Abidjan, Ivory Coast — On a recent Saturday night, a group of young men mingled outside what looked like an ordinary warehouse in Abidjan’s southern industrial zone.
Inside, a DJ improvised a set list made up mostly of club tracks, including Rihanna and Chris Brown from America, and Chidinma and Iyanya from Nigeria. The crowd danced in front of an oversize mirror bordered with red Christmas lights, sipping beer and sparkling wine.
It was one of the last nights Ivory Coast’s most prominent gay bar was open for business. It closed its doors this past weekend after an eight-year run as the main attraction of the city’s gay scene, one of the most permissive in conservative West Africa. The bar was both a symbol of Ivory Coast’s live-and-let-live approach to LGBT rights, as well as an occasional flashpoint highlighting latent homophobia among the general population.
The bar opened in 2005, and for most of the past eight years, was the only place in the city where gay men, lesbians and transgender women all gathered together. It was an anomaly in West Africa, where homosexuality is widely banned.
Such laws were often inherited from colonial powers, but they still have significant support in the region. For example, lawmakers in Nigeria and Liberia are currently reviewing legislation that would make their anti-gay laws even tougher.
Ivory Coast has no laws on homosexuality, and the bar was allowed to operate with few problems. But the owners of the building announced earlier this year that it was being repurposed, meaning all tenants had to leave. The bar was set to close at the end of March.
A regular named Charles said he did not know what the city’s gay community would do once it closed. “We’re a family, and everyone can do what they want when they’re here. But we don’t have very many places to enjoy ourselves. You cannot have fun everywhere. If you go to a straight bar and act like we do here, they’ll throw you out.”
The bar was not always a safe haven. Claver Toure, head of the LGBT advocacy NGO Alternative Côte d’Ivoire, recalled a period of several months in 2011 when the bar was targeted by the security forces for extortion, one of the more common threats facing Abidjan’s gay community.

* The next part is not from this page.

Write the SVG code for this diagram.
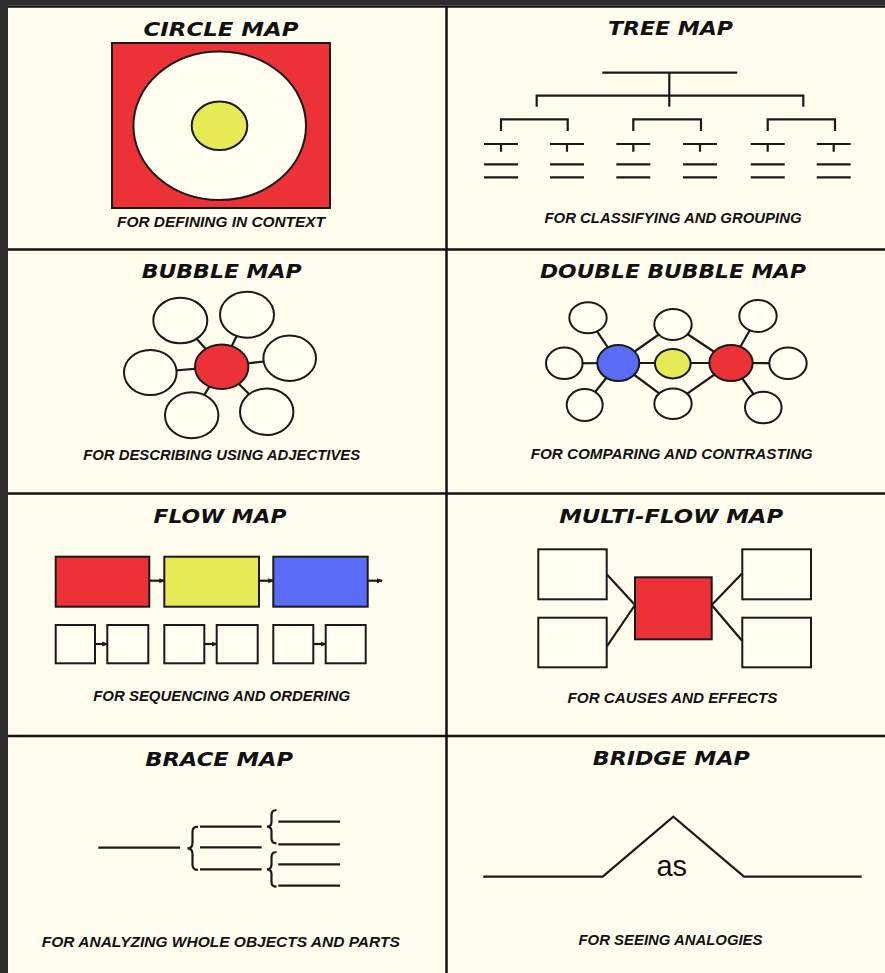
<svg xmlns="http://www.w3.org/2000/svg" width="885" height="973" viewBox="0 0 885 973">
<defs>
<marker id="ah" markerWidth="6" markerHeight="6" refX="5" refY="3" orient="auto" markerUnits="userSpaceOnUse">
<path d="M0,0.5 L6,3 L0,5.5 z" fill="#1a1a1a"/>
</marker>
</defs>
<style>
.title{font-family:"DejaVu Sans",sans-serif;font-weight:bold;font-style:italic;font-size:20px;fill:#111;text-anchor:middle}
.cap{font-family:"Liberation Sans",Arial,sans-serif;font-weight:bold;font-style:italic;font-size:14.5px;fill:#111;text-anchor:middle}
.ln{stroke:#1a1a1a;stroke-width:2.2;fill:none}
.div{stroke:#111;stroke-width:2.5;fill:none}
.w{fill:#fffef0;stroke:#1a1a1a;stroke-width:2}
.red{fill:#ec3237;stroke:#1a1a1a;stroke-width:2}
.yel{fill:#e6ea55;stroke:#1a1a1a;stroke-width:2}
.blu{fill:#5a6cf5;stroke:#1a1a1a;stroke-width:2}
</style>
<rect x="0" y="0" width="885" height="973" fill="#2e2e2e"/>
<rect x="8" y="5" width="877" height="968" fill="#fffeee"/>
<g id="grid">
<line class="div" x1="8" y1="6.5" x2="885" y2="6.5"/>
<line class="div" x1="446.5" y1="6" x2="446.5" y2="973"/>
<line class="div" x1="8" y1="249.5" x2="885" y2="249.5"/>
<line class="div" x1="8" y1="493.5" x2="885" y2="493.5"/>
<line class="div" x1="8" y1="736" x2="885" y2="736"/>
</g>

<!-- CIRCLE MAP -->
<g id="circle-map">
<text class="title" x="221" y="36" textLength="155" lengthAdjust="spacingAndGlyphs">CIRCLE MAP</text>
<rect class="red" x="112" y="43" width="218" height="165"/>
<ellipse class="w" cx="219.7" cy="125.8" rx="86.3" ry="74.2"/>
<ellipse class="yel" cx="219.5" cy="125.8" rx="27.8" ry="24.2"/>
<text class="cap" x="221" y="226.7" textLength="208" lengthAdjust="spacingAndGlyphs">FOR DEFINING IN CONTEXT</text>
</g>

<!-- TREE MAP -->
<g id="tree-map">
<text class="title" x="670.5" y="35" textLength="125" lengthAdjust="spacingAndGlyphs">TREE MAP</text>
<g class="ln">
<path d="M602.3,72.7 H737.3 M669.3,72.7 V106.7 M536.7,106.7 V95.7 H803.3 V106.7"/>
<path d="M501,131 V119.3 H567.7 V131 M633.3,131 V119.3 H701 V131 M767.7,131 V119.3 H835 V131"/>
<path d="M484,144 H518 M501,144 V151.7 M484,164.3 H518 M484,177.3 H518"/>
<path d="M550,144 H584 M567,144 V151.7 M550,164.3 H584 M550,177.3 H584"/>
<path d="M616.3,144 H650.3 M633.3,144 V151.7 M616.3,164.3 H650.3 M616.3,177.3 H650.3"/>
<path d="M683,144 H717 M700,144 V151.7 M683,164.3 H717 M683,177.3 H717"/>
<path d="M750.7,144 H784.7 M767.7,144 V151.7 M750.7,164.3 H784.7 M750.7,177.3 H784.7"/>
<path d="M816.7,144 H850.7 M833.7,144 V151.7 M816.7,164.3 H850.7 M816.7,177.3 H850.7"/>
</g>
<text class="cap" x="673" y="223.3" textLength="257" lengthAdjust="spacingAndGlyphs">FOR CLASSIFYING AND GROUPING</text>
</g>

<!-- BUBBLE MAP -->
<g id="bubble-map">
<text class="title" x="221.7" y="278.3" textLength="160" lengthAdjust="spacingAndGlyphs">BUBBLE MAP</text>
<g id="bubble-connectors" class="ln" stroke-width="2">
<line x1="221.7" y1="366.7" x2="180.3" y2="320.5"/>
<line x1="221.7" y1="366.7" x2="247" y2="314.7"/>
<line x1="221.7" y1="366.7" x2="289.7" y2="358.3"/>
<line x1="221.7" y1="366.7" x2="150.3" y2="372.5"/>
<line x1="221.7" y1="366.7" x2="191.7" y2="415.3"/>
<line x1="221.7" y1="366.7" x2="266.7" y2="411.7"/>
</g>
<ellipse class="w" cx="180.3" cy="320.5" rx="27" ry="22.8"/>
<ellipse class="w" cx="247" cy="314.7" rx="27" ry="23"/>
<ellipse class="w" cx="289.7" cy="358.3" rx="26.3" ry="22.7"/>
<ellipse class="w" cx="150.3" cy="372.5" rx="26.3" ry="22.5"/>
<ellipse class="w" cx="191.7" cy="415.3" rx="26.7" ry="23"/>
<ellipse class="w" cx="266.7" cy="411.7" rx="26.7" ry="23.3"/>
<ellipse class="red" cx="221.7" cy="366.7" rx="26.7" ry="22.3"/>
<text class="cap" x="221.7" y="460" textLength="277" lengthAdjust="spacingAndGlyphs">FOR DESCRIBING USING ADJECTIVES</text>
</g>

<!-- DOUBLE BUBBLE MAP -->
<g id="double-bubble-map">
<text class="title" x="673" y="278.3" textLength="266" lengthAdjust="spacingAndGlyphs">DOUBLE BUBBLE MAP</text>
<g id="double-bubble-connectors" class="ln" stroke-width="2">
<line x1="618.3" y1="363" x2="588" y2="317.8"/>
<line x1="618.3" y1="363" x2="564.3" y2="363.3"/>
<line x1="618.3" y1="363" x2="584.7" y2="405"/>
<line x1="618.3" y1="363" x2="673" y2="324.5"/>
<line x1="618.3" y1="363" x2="673" y2="403.7"/>
<line x1="618.3" y1="363" x2="731" y2="363"/>
<line x1="731" y1="363" x2="758" y2="316"/>
<line x1="731" y1="363" x2="788" y2="363.3"/>
<line x1="731" y1="363" x2="763.3" y2="407.5"/>
<line x1="731" y1="363" x2="673" y2="324.5"/>
<line x1="731" y1="363" x2="673" y2="403.7"/>
</g>
<ellipse class="w" cx="588" cy="317.8" rx="18.7" ry="15.5"/>
<ellipse class="w" cx="673" cy="324.5" rx="18.7" ry="15.5"/>
<ellipse class="w" cx="758" cy="316" rx="18.7" ry="16"/>
<ellipse class="w" cx="564.3" cy="363.3" rx="18.3" ry="15.7"/>
<ellipse class="w" cx="788" cy="363.3" rx="18.7" ry="15.7"/>
<ellipse class="w" cx="584.7" cy="405" rx="18" ry="16"/>
<ellipse class="w" cx="673" cy="403.7" rx="18.7" ry="15.3"/>
<ellipse class="w" cx="763.3" cy="407.5" rx="18.3" ry="15.8"/>
<ellipse class="blu" cx="618.3" cy="363" rx="21" ry="18"/>
<ellipse class="yel" cx="672.8" cy="363.7" rx="17.8" ry="14.7"/>
<ellipse class="red" cx="731" cy="363" rx="21.7" ry="18"/>
<text class="cap" x="671.7" y="459.3" textLength="282" lengthAdjust="spacingAndGlyphs">FOR COMPARING AND CONTRASTING</text>
</g>

<!-- FLOW MAP -->
<g id="flow-map">
<text class="title" x="220" y="523.3" textLength="133" lengthAdjust="spacingAndGlyphs">FLOW MAP</text>
<g id="flow-connectors" class="ln" stroke-width="1.6">
<line x1="149.3" y1="580.7" x2="164.3" y2="580.7" marker-end="url(#ah)"/>
<line x1="259" y1="580.7" x2="273.3" y2="580.7" marker-end="url(#ah)"/>
<line x1="367.7" y1="580.7" x2="382" y2="580.7" marker-end="url(#ah)"/>
<line x1="95" y1="644" x2="107.3" y2="644" marker-end="url(#ah)"/>
<line x1="204.3" y1="644" x2="216.7" y2="644" marker-end="url(#ah)"/>
<line x1="313.3" y1="644" x2="325.7" y2="644" marker-end="url(#ah)"/>
</g>
<rect class="red" x="55.7" y="556.7" width="93.6" height="50"/>
<rect class="yel" x="164.3" y="556.7" width="94.7" height="50"/>
<rect class="blu" x="273.3" y="556.7" width="94.4" height="50"/>
<rect class="w" x="55.7" y="625" width="39.3" height="38.3"/>
<rect class="w" x="107.3" y="625" width="41" height="38.3"/>
<rect class="w" x="164.3" y="625" width="40" height="38.3"/>
<rect class="w" x="216.7" y="625" width="41" height="38.3"/>
<rect class="w" x="273.3" y="625" width="40" height="38.3"/>
<rect class="w" x="325.7" y="625" width="40" height="38.3"/>
<text class="cap" x="221.7" y="700.7" textLength="257" lengthAdjust="spacingAndGlyphs">FOR SEQUENCING AND ORDERING</text>
</g>

<!-- MULTI-FLOW MAP -->
<g id="multi-flow-map">
<text class="title" x="671.2" y="523.3" textLength="224" lengthAdjust="spacingAndGlyphs">MULTI-FLOW MAP</text>
<g id="multi-flow-connectors" class="ln">
<line x1="606.7" y1="574.3" x2="635" y2="605"/>
<line x1="606.7" y1="646.7" x2="635" y2="605"/>
<line x1="711.7" y1="605" x2="742.3" y2="573.3"/>
<line x1="711.7" y1="605" x2="742.3" y2="641"/>
</g>
<rect class="w" x="538.3" y="549.3" width="68.4" height="50"/>
<rect class="w" x="538.3" y="617.7" width="68.4" height="49.6"/>
<rect class="w" x="742.3" y="549.3" width="68.7" height="50"/>
<rect class="w" x="742.3" y="617.7" width="68.7" height="49.6"/>
<rect class="red" x="635" y="577.3" width="76.7" height="62"/>
<text class="cap" x="672.5" y="703.3" textLength="210" lengthAdjust="spacingAndGlyphs">FOR CAUSES AND EFFECTS</text>
</g>

<!-- BRACE MAP -->
<g id="brace-map">
<text class="title" x="219.2" y="765.7" textLength="148" lengthAdjust="spacingAndGlyphs">BRACE MAP</text>
<g class="ln" stroke-width="2.4">
<line x1="98.3" y1="847.7" x2="180" y2="847.7"/>
<path d="M198,826.7 Q192.5,826.7 192.5,832 L192.5,842.5 Q192.5,848.3 187.5,848.3 Q192.5,848.3 192.5,854 L192.5,864.5 Q192.5,870 198,870"/>
<line x1="200" y1="826.7" x2="261.7" y2="826.7"/>
<line x1="200" y1="847.3" x2="261.7" y2="847.3"/>
<line x1="200" y1="869.3" x2="261.7" y2="869.3"/>
<path d="M276.5,810 Q271.5,810 271.5,815 L271.5,822 Q271.5,826.7 267,826.7 Q271.5,826.7 271.5,831.5 L271.5,838.5 Q271.5,843.3 276.5,843.3"/>
<path d="M276.5,852 Q271.5,852 271.5,857 L271.5,864.5 Q271.5,869.3 267,869.3 Q271.5,869.3 271.5,874 L271.5,882 Q271.5,886.7 276.5,886.7"/>
<line x1="278.3" y1="821.7" x2="340" y2="821.7"/>
<line x1="278.3" y1="844.3" x2="340" y2="844.3"/>
<line x1="278.3" y1="864.3" x2="340" y2="864.3"/>
<line x1="278.3" y1="885.7" x2="340" y2="885.7"/>
</g>
<text class="cap" x="220.8" y="946.7" textLength="358" lengthAdjust="spacingAndGlyphs">FOR ANALYZING WHOLE OBJECTS AND PARTS</text>
</g>

<!-- BRIDGE MAP -->
<g id="bridge-map">
<text class="title" x="671.3" y="765" textLength="157" lengthAdjust="spacingAndGlyphs">BRIDGE MAP</text>
<polyline class="ln" points="483.3,876.7 602.7,876.7 673.3,816.7 744,876.7 861.7,876.7"/>
<text x="671.7" y="875.7" font-family="Liberation Sans, Arial, sans-serif" font-size="29" fill="#111" text-anchor="middle">as</text>
<text class="cap" x="670.5" y="945" textLength="184" lengthAdjust="spacingAndGlyphs">FOR SEEING ANALOGIES</text>
</g>
</svg>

This occurred after the country’s 2010-11 post-election conflict, when a new army began patrolling the streets.
“The soldiers would come into the bar with their guns and round up all the effeminate-looking men,” Toure said. “They would put them on a truck and threaten to take them away unless the owner gave them money. The owner agreed to pay. What else could she do? And this went on for months until we raised the issue with the government and diplomats.”
Military officials declined to comment on the accusations, which were documented in a report presented last year before the African Commission on Human and Peoples’ Rights. The problem stopped more than a year ago, according to Toure.
There are a handful of other establishments that welcome gay people, as well as a bar that caters exclusively to lesbians, but Toure said the loss of the main bar would be felt among many members of the LGBT community, especially more marginalized groups like transgender women.
“It was effectively the only place where transgender women could go,” he said. “It’s true that in Abidjan there are certain bars that are mixed, especially if people act discreetly. But to avoid all homophobia, and all acts of aggression both physical and verbal, we’d prefer to go to our own bar.”
The owners of the bar, who did not want to be named or have the bar identified for security reasons, said they are looking into opening a new space later this year, though no concrete plans have been made.